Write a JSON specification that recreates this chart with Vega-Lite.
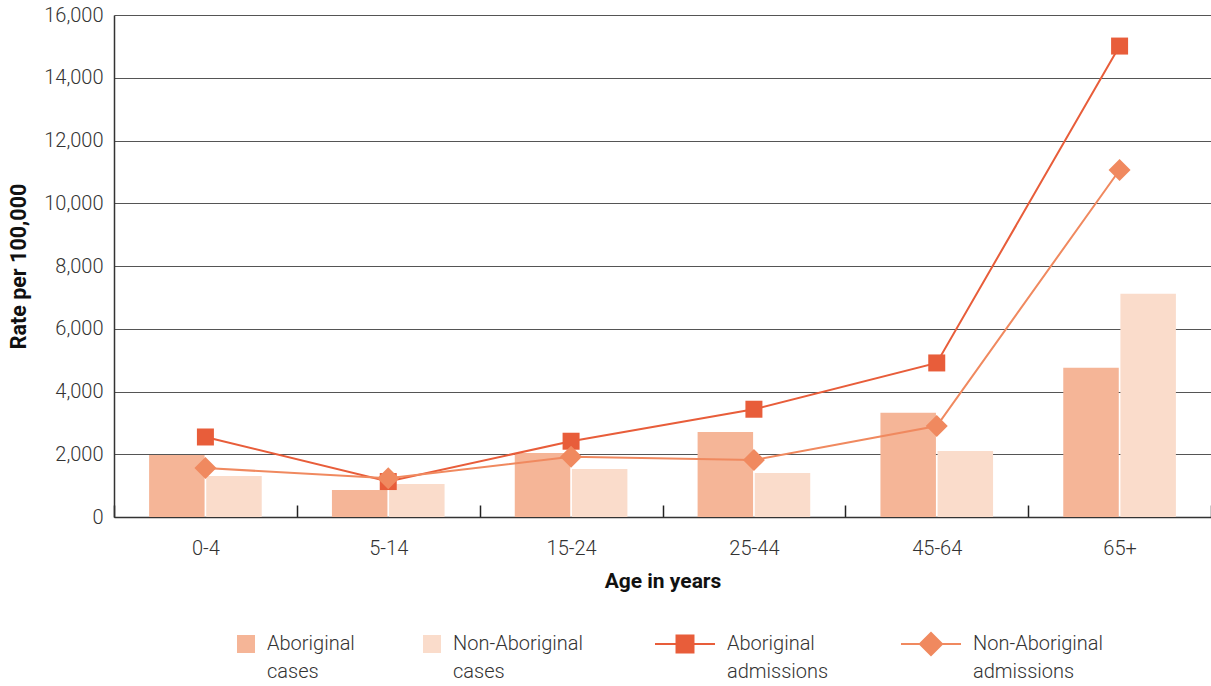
{
  "$schema": "https://vega.github.io/schema/vega-lite/v6.json",
  "width": 1097,
  "height": 502,
  "autosize": {"type": "none"},
  "padding": {"left": 114, "top": 15, "right": 0, "bottom": 169},
  "background": "white",
  "config": {
    "font": "Roboto",
    "view": {"stroke": null},
    "axis": {"labelColor": "#333333", "titleColor": "#111111", "labelFontSize": 20, "labelFontWeight": 300, "titleFontSize": 21, "titleFontWeight": "bold"}
  },
  "data": {
    "values": [
      {"age": "0-4", "series": "Aboriginal cases", "value": 1980},
      {"age": "5-14", "series": "Aboriginal cases", "value": 860},
      {"age": "15-24", "series": "Aboriginal cases", "value": 2040},
      {"age": "25-44", "series": "Aboriginal cases", "value": 2710},
      {"age": "45-64", "series": "Aboriginal cases", "value": 3320},
      {"age": "65+", "series": "Aboriginal cases", "value": 4755},
      {"age": "0-4", "series": "Non-Aboriginal cases", "value": 1310},
      {"age": "5-14", "series": "Non-Aboriginal cases", "value": 1050},
      {"age": "15-24", "series": "Non-Aboriginal cases", "value": 1530},
      {"age": "25-44", "series": "Non-Aboriginal cases", "value": 1400},
      {"age": "45-64", "series": "Non-Aboriginal cases", "value": 2100},
      {"age": "65+", "series": "Non-Aboriginal cases", "value": 7115},
      {"age": "0-4", "series": "Aboriginal admissions", "value": 2550},
      {"age": "5-14", "series": "Aboriginal admissions", "value": 1130},
      {"age": "15-24", "series": "Aboriginal admissions", "value": 2415},
      {"age": "25-44", "series": "Aboriginal admissions", "value": 3435},
      {"age": "45-64", "series": "Aboriginal admissions", "value": 4910},
      {"age": "65+", "series": "Aboriginal admissions", "value": 15010},
      {"age": "0-4", "series": "Non-Aboriginal admissions", "value": 1560},
      {"age": "5-14", "series": "Non-Aboriginal admissions", "value": 1235},
      {"age": "15-24", "series": "Non-Aboriginal admissions", "value": 1920},
      {"age": "25-44", "series": "Non-Aboriginal admissions", "value": 1815},
      {"age": "45-64", "series": "Non-Aboriginal admissions", "value": 2900},
      {"age": "65+", "series": "Non-Aboriginal admissions", "value": 11060}
    ]
  },
  "encoding": {
    "x": {
      "field": "age", "type": "nominal", "sort": null,
      "scale": {"paddingInner": 0, "paddingOuter": 0},
      "axis": {
        "title": "Age in years", "labelAngle": 0, "tickBand": "extent", "tickSize": -12,
        "tickColor": "#222222", "tickWidth": 1.5, "domainColor": "#333333", "domainWidth": 1.5,
        "labelPadding": 33, "titlePadding": 12, "grid": false
      }
    },
    "y": {
      "field": "value", "type": "quantitative",
      "scale": {"domain": [0, 16000], "nice": false},
      "axis": {
        "title": "Rate per 100,000", "format": ",d", "tickCount": 8, "ticks": false,
        "labelPadding": 11, "titlePadding": 13, "titleFontSize": 21.5,
        "domainColor": "#333333", "domainWidth": 1.5,
        "gridColor": "#555555", "gridWidth": 1
      }
    },
    "color": {
      "field": "series", "type": "nominal",
      "scale": {
        "domain": ["Aboriginal cases", "Non-Aboriginal cases", "Aboriginal admissions", "Non-Aboriginal admissions"],
        "range": ["#f5b597", "#fadccb", "#e85d3a", "#f0895f"]
      },
      "legend": {
        "title": null, "orient": "none", "direction": "horizontal", "columns": 4,
        "legendX": 143, "legendY": 619,
        "symbolSize": 3600, "labelOffset": 11, "columnPadding": 68,
        "labelFontSize": 20, "labelFontWeight": 300, "labelColor": "#333333", "labelLimit": 300,
        "labelExpr": "split(datum.label, ' ')",
        "labelBaseline": "middle",
        "encode": {
          "symbols": {
            "update": {
              "shape": {"signal": "datum.index < 2 ? 'M-1,-0.3H-0.4V0.3H-1Z' : datum.index == 2 ? 'M-1,0H1M-0.283,-0.283H0.283V0.283H-0.283Z' : 'M-1,0H1M-0.37,0L0,-0.37L0.37,0L0,0.37Z'"},
              "fill": {"signal": "scale('color', datum.value)"},
              "stroke": {"signal": "scale('color', datum.value)"},
              "strokeWidth": {"signal": "datum.index < 2 ? 0 : 2"},
              "opacity": {"value": 1},
              "fillOpacity": {"value": 1}
            }
          },
          "labels": {
            "update": {
              "dx": {"signal": "datum.index < 2 ? -21 : 21"},
              "lineHeight": {"value": 28}
            }
          }
        }
      }
    }
  },
  "layer": [
    {
      "transform": [{"filter": "indexof(datum.series, 'cases') >= 0"}],
      "mark": {"type": "bar", "width": 55.5},
      "encoding": {
        "xOffset": {"field": "series", "type": "nominal", "sort": ["Aboriginal cases", "Non-Aboriginal cases"], "scale": {"paddingInner": 0, "paddingOuter": 0.6}}
      }
    },
    {
      "transform": [{"filter": "indexof(datum.series, 'admissions') >= 0"}],
      "mark": {"type": "line", "strokeWidth": 2},
      "encoding": {}
    },
    {
      "transform": [{"filter": "datum.series == 'Aboriginal admissions'"}],
      "mark": {"type": "point", "shape": "square", "filled": true, "opacity": 1, "size": 289},
      "encoding": {}
    },
    {
      "transform": [{"filter": "datum.series == 'Non-Aboriginal admissions'"}],
      "mark": {"type": "point", "shape": "diamond", "filled": true, "opacity": 1, "size": 484},
      "encoding": {}
    }
  ]
}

* WHAT IS BEING ASKED
Transcribe the whole listing exactly. Pictures are excluded.

* WORKED SOLUTION
Write a JSON specification that recreates this chart with Vega-Lite.
{
  "$schema": "https://vega.github.io/schema/vega-lite/v6.json",
  "width": 1097,
  "height": 502,
  "autosize": {"type": "none"},
  "padding": {"left": 114, "top": 15, "right": 0, "bottom": 169},
  "background": "white",
  "config": {
    "font": "Roboto",
    "view": {"stroke": null},
    "axis": {"labelColor": "#333333", "titleColor": "#111111", "labelFontSize": 20, "labelFontWeight": 300, "titleFontSize": 21, "titleFontWeight": "bold"}
  },
  "data": {
    "values": [
      {"age": "0-4", "series": "Aboriginal cases", "value": 1980},
      {"age": "5-14", "series": "Aboriginal cases", "value": 860},
      {"age": "15-24", "series": "Aboriginal cases", "value": 2040},
      {"age": "25-44", "series": "Aboriginal cases", "value": 2710},
      {"age": "45-64", "series": "Aboriginal cases", "value": 3320},
      {"age": "65+", "series": "Aboriginal cases", "value": 4755},
      {"age": "0-4", "series": "Non-Aboriginal cases", "value": 1310},
      {"age": "5-14", "series": "Non-Aboriginal cases", "value": 1050},
      {"age": "15-24", "series": "Non-Aboriginal cases", "value": 1530},
      {"age": "25-44", "series": "Non-Aboriginal cases", "value": 1400},
      {"age": "45-64", "series": "Non-Aboriginal cases", "value": 2100},
      {"age": "65+", "series": "Non-Aboriginal cases", "value": 7115},
      {"age": "0-4", "series": "Aboriginal admissions", "value": 2550},
      {"age": "5-14", "series": "Aboriginal admissions", "value": 1130},
      {"age": "15-24", "series": "Aboriginal admissions", "value": 2415},
      {"age": "25-44", "series": "Aboriginal admissions", "value": 3435},
      {"age": "45-64", "series": "Aboriginal admissions", "value": 4910},
      {"age": "65+", "series": "Aboriginal admissions", "value": 15010},
      {"age": "0-4", "series": "Non-Aboriginal admissions", "value": 1560},
      {"age": "5-14", "series": "Non-Aboriginal admissions", "value": 1235},
      {"age": "15-24", "series": "Non-Aboriginal admissions", "value": 1920},
      {"age": "25-44", "series": "Non-Aboriginal admissions", "value": 1815},
      {"age": "45-64", "series": "Non-Aboriginal admissions", "value": 2900},
      {"age": "65+", "series": "Non-Aboriginal admissions", "value": 11060}
    ]
  },
  "encoding": {
    "x": {
      "field": "age", "type": "nominal", "sort": null,
      "scale": {"paddingInner": 0, "paddingOuter": 0},
      "axis": {
        "title": "Age in years", "labelAngle": 0, "tickBand": "extent", "tickSize": -12,
        "tickColor": "#222222", "tickWidth": 1.5, "domainColor": "#333333", "domainWidth": 1.5,
        "labelPadding": 33, "titlePadding": 12, "grid": false
      }
    },
    "y": {
      "field": "value", "type": "quantitative",
      "scale": {"domain": [0, 16000], "nice": false},
      "axis": {
        "title": "Rate per 100,000", "format": ",d", "tickCount": 8, "ticks": false,
        "labelPadding": 11, "titlePadding": 13, "titleFontSize": 21.5,
        "domainColor": "#333333", "domainWidth": 1.5,
        "gridColor": "#555555", "gridWidth": 1
      }
    },
    "color": {
      "field": "series", "type": "nominal",
      "scale": {
        "domain": ["Aboriginal cases", "Non-Aboriginal cases", "Aboriginal admissions", "Non-Aboriginal admissions"],
        "range": ["#f5b597", "#fadccb", "#e85d3a", "#f0895f"]
      },
      "legend": {
        "title": null, "orient": "none", "direction": "horizontal", "columns": 4,
        "legendX": 143, "legendY": 619,
        "symbolSize": 3600, "labelOffset": 11, "columnPadding": 68,
        "labelFontSize": 20, "labelFontWeight": 300, "labelColor": "#333333", "labelLimit": 300,
        "labelExpr": "split(datum.label, ' ')",
        "labelBaseline": "middle",
        "encode": {
          "symbols": {
            "update": {
              "shape": {"signal": "datum.index < 2 ? 'M-1,-0.3H-0.4V0.3H-1Z' : datum.index == 2 ? 'M-1,0H1M-0.283,-0.283H0.283V0.283H-0.283Z' : 'M-1,0H1M-0.37,0L0,-0.37L0.37,0L0,0.37Z'"},
              "fill": {"signal": "scale('color', datum.value)"},
              "stroke": {"signal": "scale('color', datum.value)"},
              "strokeWidth": {"signal": "datum.index < 2 ? 0 : 2"},
              "opacity": {"value": 1},
              "fillOpacity": {"value": 1}
            }
          },
          "labels": {
            "update": {
              "dx": {"signal": "datum.index < 2 ? -21 : 21"},
              "lineHeight": {"value": 28}
            }
          }
        }
      }
    }
  },
  "layer": [
    {
      "transform": [{"filter": "indexof(datum.series, 'cases') >= 0"}],
      "mark": {"type": "bar", "width": 55.5},
      "encoding": {
        "xOffset": {"field": "series", "type": "nominal", "sort": ["Aboriginal cases", "Non-Aboriginal cases"], "scale": {"paddingInner": 0, "paddingOuter": 0.6}}
      }
    },
    {
      "transform": [{"filter": "indexof(datum.series, 'admissions') >= 0"}],
      "mark": {"type": "line", "strokeWidth": 2},
      "encoding": {}
    },
    {
      "transform": [{"filter": "datum.series == 'Aboriginal admissions'"}],
      "mark": {"type": "point", "shape": "square", "filled": true, "opacity": 1, "size": 289},
      "encoding": {}
    },
    {
      "transform": [{"filter": "datum.series == 'Non-Aboriginal admissions'"}],
      "mark": {"type": "point", "shape": "diamond", "filled": true, "opacity": 1, "size": 484},
      "encoding": {}
    }
  ]
}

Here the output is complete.